British advertising agency

Red Brick Road is a Clerkenwell, London based advertising agency. It is best known for producing advertisements for Tesco during the late 2000s, including the well known slogan "Every little helps".

==History==
The company was created in 2006 by retired Lowe Worldwide executive Sir Frank Lowe and Paul Weinberger. It was named after the route that Dorothy refused to follow in The Wizard of Oz. Lowe retired in 2009, while remaining a shareholder in the company, which continued to be managed by former colleagues.

In 2011, Red Brick Road merged with its sister company Ruby, whose founders replaced the core team. The company suffered a financial setback in 2012, when they lost the Tesco advertising contract, which resulted in Weinberger's departure from the company. The agency's new management team claims to have a positive outlook about its future.

In 2018, Red Brick Road launched a standalone sister data agency called Emerald.

==Notable campaigns==
The agency's best known client was the supermarket chain Tesco, and Weinberger created their slogan "Every little helps". Red Brick Road designed the Christmas 2011 campaign, which featured shots of various people preparing for Christmas in 12 different towns.

Red Brick Road has managed several other campaigns, including multinational conglomerate Suzuki and drinks manufacturers Jägermeister, Rémy Martin, Magners, Bulmers and Heineken.

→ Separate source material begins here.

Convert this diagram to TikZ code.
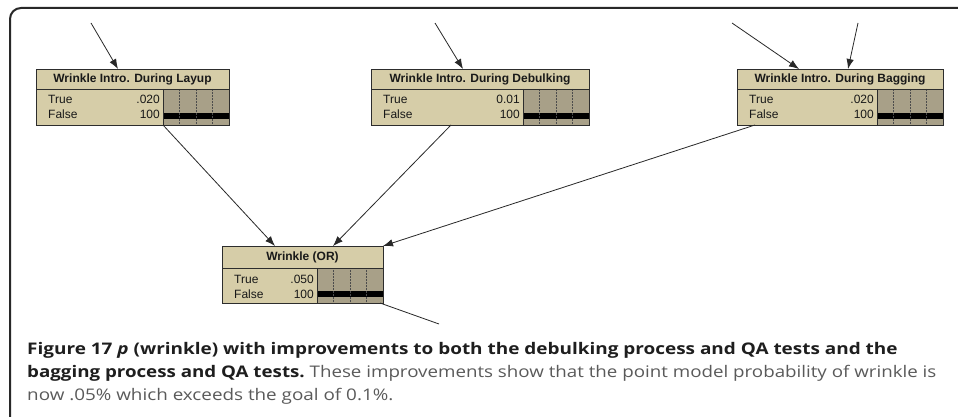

In 2018, one of the UK's leading fruit drink brands, Rubicon, appointed Red Brick Road as strategic, creative and social media agency. Red Brick Road has been involved in the creation of a new brand strategy, in addition to managing Rubicon's social media profiles.

== Awards ==
The company won the 2011 Creative Circle award for "Best TV Commercial (Double Gold)" for their Magners promotion.